Wat in 4.1 en 4.2 is overwogen leidt ertoe dat moet worden beoordeeld of het Uwv zijn besluit van 25 februari 2013 de aanvraag van appellant niet in behandeling te nemen terecht en op goede gronden heeft gehandhaafd.
4.4.
Het Uwv heeft zich terecht op het standpunt gesteld dat op grond van de door appellant overgelegde stukken niet mogelijk is om vast te stellen of hij recht heeft op een
WAO-uitkering. De Raad volgt de in 3.3 voor dit standpunt vermelde motivering van het Uwv. De Raad tekent hier nog bij aan dat appellant in de bezwaarprocedure tegen het besluit van 25 februari 2013 geen nadere stukken heeft ingediend, evenmin als in de beroepsprocedure tegen het besluit van 24 juni 2013. In hoger beroep heeft appellant volstaan met indiening van brieven van 6 september en 31 december 1991, waaruit slechts blijkt dat bij een Marokkaanse arts op medische controle is geweest en dat hij zich onder behandeling van zijn huisarts heeft gesteld.
4.5.
Wat in 4.1 tot en met 4.4 is overwogen leidt tot het oordeel dat de aangevallen uitspraak 1 moet worden vernietigd. Het beroep tegen het besluit van 24 juni 2013 is gegrond, zodat dit besluit moet worden vernietigd. Het beroep tegen het besluit van 2 september 2013 is ongegrond. Nu hiermee de juistheid van het besluit van 2 september 2013 is komen vast te staan heeft appellant geen belang bij een beoordeling van het hoger beroep tegen de aangevallen uitspraak 2, zodat dit hoger beroep niet-ontvankelijk wordt verklaard. Dit betekent ten slotte dat aan besluit van 18 januari 2016 geen zelfstandig rechtsgevolg toekomt, zodat het beroep tegen dit besluit niet-ontvankelijk moet worden verklaard.

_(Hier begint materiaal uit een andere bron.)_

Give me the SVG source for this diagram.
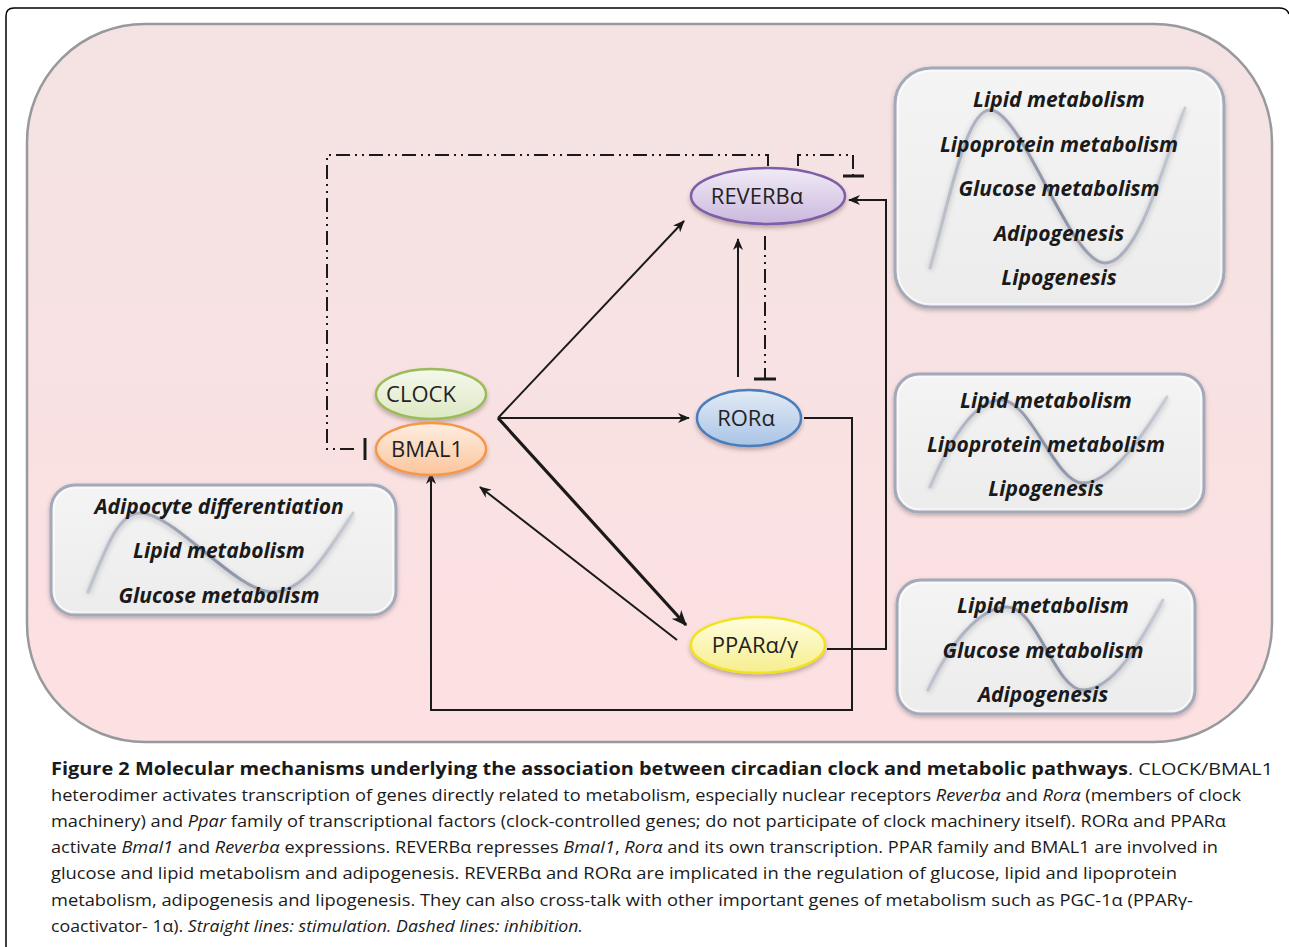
<svg xmlns="http://www.w3.org/2000/svg" width="1289" height="947" viewBox="0 0 1289 947">
<defs>
<style>
.box{fill:url(#boxFill);stroke:#a3a9b8;stroke-width:3;filter:url(#shadow)}
.boxIn{fill:none;stroke:#ffffff;stroke-width:1.2;opacity:0.9}
.wave{fill:none;stroke:url(#waveGrad);stroke-width:3;stroke-linecap:round}
.waveSh{fill:none;stroke:#8c8c96;stroke-width:5;opacity:0.35;filter:url(#blur)}
.bt{font-family:"Open Sans","Liberation Sans",sans-serif;font-weight:bold;font-style:italic;font-size:21px;fill:#1a1a1a;text-anchor:middle}
.nl{font-family:"Open Sans","Liberation Sans",sans-serif;font-size:22px;fill:#222;text-anchor:middle}
.ln{fill:none;stroke:#1a1a1a;stroke-width:2}
.dd{fill:none;stroke:#1a1a1a;stroke-width:2;stroke-dasharray:14 5 2 5 2 5}
.bar{fill:none;stroke:#1a1a1a;stroke-width:3}
.cap{font-family:"Open Sans","Liberation Sans",sans-serif;font-size:17px;fill:#1a1a1a}
.capb{font-family:"Open Sans","Liberation Sans",sans-serif;font-size:17px;font-weight:bold;fill:#1a1a1a}
.it{font-style:italic}
</style>
<linearGradient id="bg" x1="0" y1="0" x2="0" y2="1">
<stop offset="0" stop-color="#f4e3e2"/><stop offset="1" stop-color="#fde0e2"/>
</linearGradient>
<linearGradient id="boxFill" x1="0" y1="0" x2="0" y2="1">
<stop offset="0" stop-color="#f4f4f4"/><stop offset="1" stop-color="#ececec"/>
</linearGradient>
<linearGradient id="waveGrad" x1="0" y1="0" x2="1" y2="0">
<stop offset="0" stop-color="#c0c4d0"/><stop offset="0.5" stop-color="#8a91a6"/><stop offset="1" stop-color="#c8ccd6"/>
</linearGradient>
<linearGradient id="gPurple" x1="0" y1="0" x2="0" y2="1">
<stop offset="0" stop-color="#f1ebf6"/><stop offset="1" stop-color="#cbb8de"/>
</linearGradient>
<linearGradient id="gGreen" x1="0" y1="0" x2="0" y2="1">
<stop offset="0" stop-color="#f5f8ec"/><stop offset="1" stop-color="#dde9c4"/>
</linearGradient>
<linearGradient id="gOrange" x1="0" y1="0" x2="0" y2="1">
<stop offset="0" stop-color="#feeee2"/><stop offset="1" stop-color="#fbc59c"/>
</linearGradient>
<linearGradient id="gBlue" x1="0" y1="0" x2="0" y2="1">
<stop offset="0" stop-color="#e3ebf5"/><stop offset="1" stop-color="#a9c4e6"/>
</linearGradient>
<linearGradient id="gYellow" x1="0" y1="0" x2="0" y2="1">
<stop offset="0" stop-color="#fffde0"/><stop offset="1" stop-color="#f6ee8c"/>
</linearGradient>
<filter id="shadow" x="-10%" y="-10%" width="120%" height="130%">
<feDropShadow dx="0" dy="2" stdDeviation="2" flood-color="#000" flood-opacity="0.25"/>
</filter>
<filter id="nshadow" x="-20%" y="-20%" width="140%" height="160%">
<feDropShadow dx="0" dy="3" stdDeviation="2" flood-color="#5a3a3a" flood-opacity="0.35"/>
</filter>
<filter id="blur" x="-10%" y="-10%" width="120%" height="120%">
<feGaussianBlur stdDeviation="2.5"/>
</filter>
<marker id="arr" viewBox="0 0 12 10" refX="11" refY="5" markerWidth="12" markerHeight="10" markerUnits="userSpaceOnUse" orient="auto">
<path d="M0,0 L12,5 L0,10 L3.5,5 z" fill="#1a1a1a"/>
</marker>
<marker id="arrB" viewBox="0 0 12 10" refX="11" refY="5" markerWidth="16" markerHeight="13" markerUnits="userSpaceOnUse" orient="auto">
<path d="M0,0 L12,5 L0,10 L3.5,5 z" fill="#1a1a1a"/>
</marker>
</defs>

<rect x="0" y="0" width="1289" height="947" fill="#ffffff"/>
<path d="M1289,14 Q1287,8 1279,8 H14 Q6,8 6,16 V947" fill="none" stroke="#000" stroke-width="1.5"/>

<g id="background">
<rect x="27" y="24" width="1245" height="718" rx="118" ry="118" fill="url(#bg)" stroke="#97999c" stroke-width="2.5"/>
</g>

<g id="box-reverb-functions">
<rect class="box" x="895" y="68" width="329" height="239" rx="36"/>
<rect class="boxIn" x="898" y="71" width="323" height="233" rx="33"/>
<path class="waveSh" d="M930,270 C950,200 966,112 990,112 C1022,112 1070,265 1105,265 C1140,265 1168,150 1185,110"/>
<path class="wave" d="M930,268 C950,198 966,110 990,110 C1022,110 1070,263 1105,263 C1140,263 1168,148 1185,108"/>
<text class="bt" x="1059" y="107">Lipid metabolism</text>
<text class="bt" x="1059" y="152">Lipoprotein metabolism</text>
<text class="bt" x="1059" y="196">Glucose metabolism</text>
<text class="bt" x="1059" y="241">Adipogenesis</text>
<text class="bt" x="1059" y="285">Lipogenesis</text>
</g>

<g id="box-ror-functions">
<rect class="box" x="895" y="374" width="309" height="138" rx="24"/>
<rect class="boxIn" x="898" y="377" width="303" height="132" rx="21"/>
<path class="waveSh" d="M930,489 C950,442 975,402 1001,402 C1031,402 1055,485 1083,485 C1110,485 1140,442 1167,399"/>
<path class="wave" d="M930,487 C950,440 975,400 1001,400 C1031,400 1055,483 1083,483 C1110,483 1140,440 1167,397"/>
<text class="bt" x="1046" y="408">Lipid metabolism</text>
<text class="bt" x="1046" y="452">Lipoprotein metabolism</text>
<text class="bt" x="1046" y="496">Lipogenesis</text>
</g>

<g id="box-ppar-functions">
<rect class="box" x="897" y="580" width="298" height="134" rx="24"/>
<rect class="boxIn" x="900" y="583" width="292" height="128" rx="21"/>
<path class="waveSh" d="M928,692 C950,645 980,609 1007,609 C1037,609 1055,692 1083,692 C1113,692 1140,645 1163,602"/>
<path class="wave" d="M928,690 C950,643 980,607 1007,607 C1037,607 1055,690 1083,690 C1113,690 1140,643 1163,600"/>
<text class="bt" x="1043" y="613">Lipid metabolism</text>
<text class="bt" x="1043" y="658">Glucose metabolism</text>
<text class="bt" x="1043" y="702">Adipogenesis</text>
</g>

<g id="box-bmal1-functions">
<rect class="box" x="51" y="485" width="345" height="130" rx="24"/>
<rect class="boxIn" x="54" y="488" width="339" height="124" rx="21"/>
<path class="waveSh" d="M88,594 C105,552 118,515 140,515 C175,515 235,594 273,594 C305,594 330,550 353,515"/>
<path class="wave" d="M88,592 C105,550 118,513 140,513 C175,513 235,592 273,592 C305,592 330,548 353,513"/>
<text class="bt" x="219" y="514">Adipocyte differentiation</text>
<text class="bt" x="219" y="558">Lipid metabolism</text>
<text class="bt" x="219" y="603">Glucose metabolism</text>
</g>

<g id="connectors">
<line class="ln" x1="498" y1="418" x2="684" y2="221" marker-end="url(#arr)"/>
<line class="ln" x1="498" y1="418" x2="689" y2="418" marker-end="url(#arr)"/>
<line class="ln" x1="498" y1="418" x2="686" y2="625" style="stroke-width:3.2" marker-end="url(#arrB)"/>
<line class="ln" x1="677" y1="640" x2="480" y2="487" marker-end="url(#arr)"/>
<polyline class="ln" points="804,418 852,418 852,710 431,710 431,473" marker-end="url(#arr)"/>
<polyline class="ln" points="827,649 886,649 886,200 849,200" marker-end="url(#arr)"/>
<line class="ln" x1="738" y1="377" x2="738" y2="239" marker-end="url(#arr)"/>
<line class="dd" x1="765" y1="236" x2="765" y2="378"/>
<line class="bar" x1="754" y1="379" x2="776" y2="379"/>
<polyline class="dd" points="768,166 768,155 327,155 327,449 358,449"/>
<line class="bar" x1="365" y1="438" x2="365" y2="460"/>
<polyline class="dd" points="798,166 798,155 853,155 853,176"/>
<line class="bar" x1="843" y1="176" x2="864" y2="176"/>
</g>

<g id="node-reverb">
<ellipse cx="768" cy="196" rx="77" ry="28" fill="url(#gPurple)" stroke="#7d5fa8" stroke-width="2.5" filter="url(#nshadow)"/>
<text class="nl" x="757" y="204">REVERBα</text>
</g>
<g id="node-clock">
<ellipse cx="431" cy="394" rx="55" ry="25" fill="url(#gGreen)" stroke="#9bbb59" stroke-width="2.5" filter="url(#nshadow)"/>
<text class="nl" x="421" y="402">CLOCK</text>
</g>
<g id="node-bmal1">
<ellipse cx="431" cy="449" rx="55" ry="26" fill="url(#gOrange)" stroke="#f79646" stroke-width="2.5" filter="url(#nshadow)"/>
<text class="nl" x="427" y="457">BMAL1</text>
</g>
<g id="node-ror">
<ellipse cx="749" cy="418" rx="52" ry="28" fill="url(#gBlue)" stroke="#4a7ebb" stroke-width="2.5" filter="url(#nshadow)"/>
<text class="nl" x="746" y="426">RORα</text>
</g>
<g id="node-ppar">
<ellipse cx="758" cy="645" rx="67" ry="28" fill="url(#gYellow)" stroke="#f2e21c" stroke-width="2.5" filter="url(#nshadow)"/>
<text class="nl" x="755" y="653">PPARα/γ</text>
</g>

<g id="caption">
<text class="capb" x="51" y="775" textLength="1077" lengthAdjust="spacingAndGlyphs">Figure 2 Molecular mechanisms underlying the association between circadian clock and metabolic pathways</text>
<text class="cap" x="1128" y="775" textLength="145" lengthAdjust="spacingAndGlyphs">. CLOCK/BMAL1</text>
<text class="cap" x="51" y="801" textLength="1190" lengthAdjust="spacingAndGlyphs">heterodimer activates transcription of genes directly related to metabolism, especially nuclear receptors <tspan class="it">Reverbα</tspan> and <tspan class="it">Rorα</tspan> (members of clock</text>
<text class="cap" x="51" y="827" textLength="1175" lengthAdjust="spacingAndGlyphs">machinery) and <tspan class="it">Ppar</tspan> family of transcriptional factors (clock-controlled genes; do not participate of clock machinery itself). RORα and PPARα</text>
<text class="cap" x="51" y="853" textLength="1167" lengthAdjust="spacingAndGlyphs">activate <tspan class="it">Bmal1</tspan> and <tspan class="it">Reverbα</tspan> expressions. REVERBα represses <tspan class="it">Bmal1</tspan>, <tspan class="it">Rorα</tspan> and its own transcription. PPAR family and BMAL1 are involved in</text>
<text class="cap" x="51" y="879" textLength="1126" lengthAdjust="spacingAndGlyphs">glucose and lipid metabolism and adipogenesis. REVERBα and RORα are implicated in the regulation of glucose, lipid and lipoprotein</text>
<text class="cap" x="51" y="906" textLength="1142" lengthAdjust="spacingAndGlyphs">metabolism, adipogenesis and lipogenesis. They can also cross-talk with other important genes of metabolism such as PGC-1α (PPARγ-</text>
<text class="cap" x="51" y="932" textLength="532" lengthAdjust="spacingAndGlyphs">coactivator- 1α). <tspan class="it">Straight lines: stimulation. Dashed lines: inhibition.</tspan></text>
</g>
</svg>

5. Er is geen grond voor een veroordeling tot schadevergoeding.
6. Voor een veroordeling in de proceskosten is geen aanleiding.

BESLISSING

De Centrale Raad van Beroep
- vernietigt de aangevallen uitspraak van 28 februari 2014;
- verklaart het beroep tegen het besluit van 24 juni 2013 gegrond en vernietigt dit besluit;
- verklaart het beroep tegen het besluit van 2 september 2013 ongegrond;
- verklaart het beroep tegen het besluit van 18 januari 2016 niet-ontvankelijk;
- verklaart het hoger beroep tegen de aangevallen uitspraak van 9 juli 2014 niet-ontvankelijk;
- wijst het verzoek om schadevergoeding af.
Deze uitspraak is gedaan door R.E. Bakker, in tegenwoordigheid van N. van Rooijen als griffier. De beslissing is uitgesproken in het openbaar op 10 juni 2016.